Egon Müller IV presented this at a tasting of mature wines during the Riesling Downunder conference in Melbourne at the beginning of 2015. There was a sudden silence as everyone realised that although the wine tasted like it was a couple of years old, it actually had a couple of decades under its belt. As brilliant as a perfectly cut diamond and as cool as an iceberg, it stole the show.
This was drunk with a group of winemakers in the Finger Lakes region of Upstate New York recently, and stunned everyone at the table. Although not generally well remembered, 1999 was a great vintage for Egon Müller, and this wine stood out for its delicacy and freshness, not its richness.
AUSLESE GOLD CAP
It’s hard for me to imagine how a German Riesling Auslese could be more impressive than this wine was a year ago, at the City of Riesling event in Traverse City, Michigan. It has the full range of botrytis- derived aromas, from candied citrus peel to dried figs and dates, plus a slew of spices. Here was the combination of enormous density and great vitality that makes the TBA so sought after, but with a slightly lighter touch. We swooned.
Although still very young, this shows how great the 2005 vintage is for sweet German Riesling (the jury is still out on the dry wines). In spite of its enormous aromatic intensity, the wine seems weightless on the palate. Somebody much younger than I asked when else the flavours had been so fine. It made me sound very old to answer, “The 1949 vintage,” but there you go. One to cellar for another decade – at least – if you can find it.

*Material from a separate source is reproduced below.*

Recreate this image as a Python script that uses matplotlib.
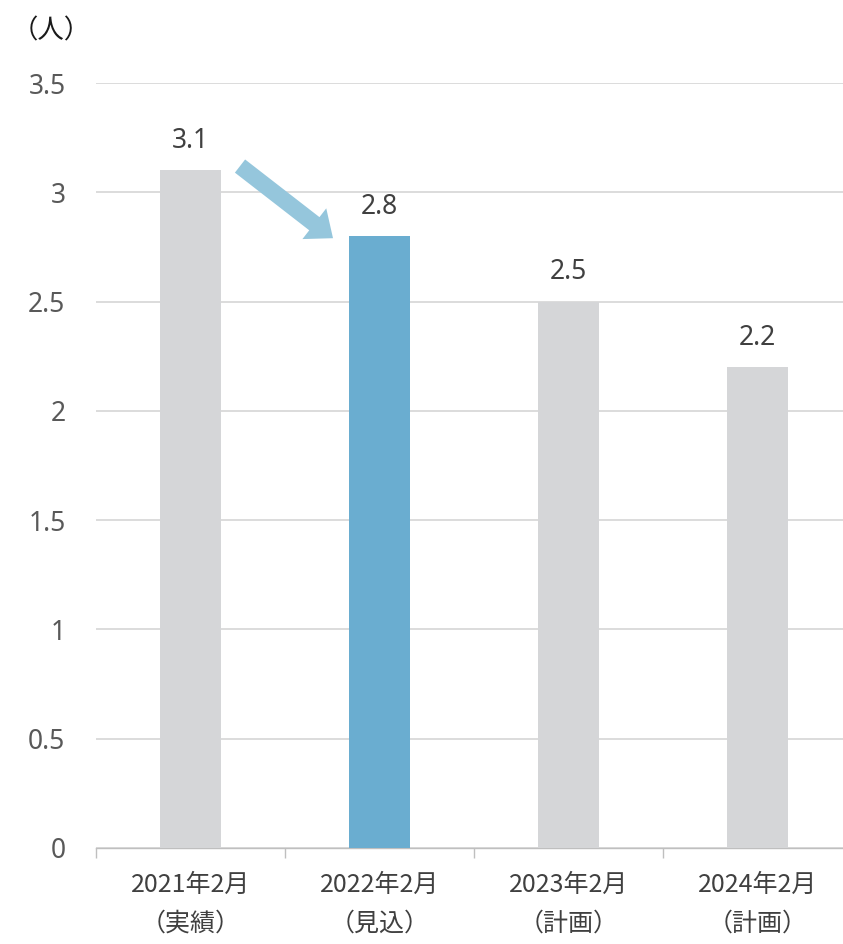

I served this to Paul Grieco of New York’s Terroir wine bar recently, in celebration of the fifth anniversary of us becoming friends during a trip to the Mosel. Because of the characteristic steely acidity of the vintage, you barely notice what must be a considerable slug of sweetness. The complex cocktail of aromas, ranging from citrus fruits to dried herbs, kept expanding in the glass.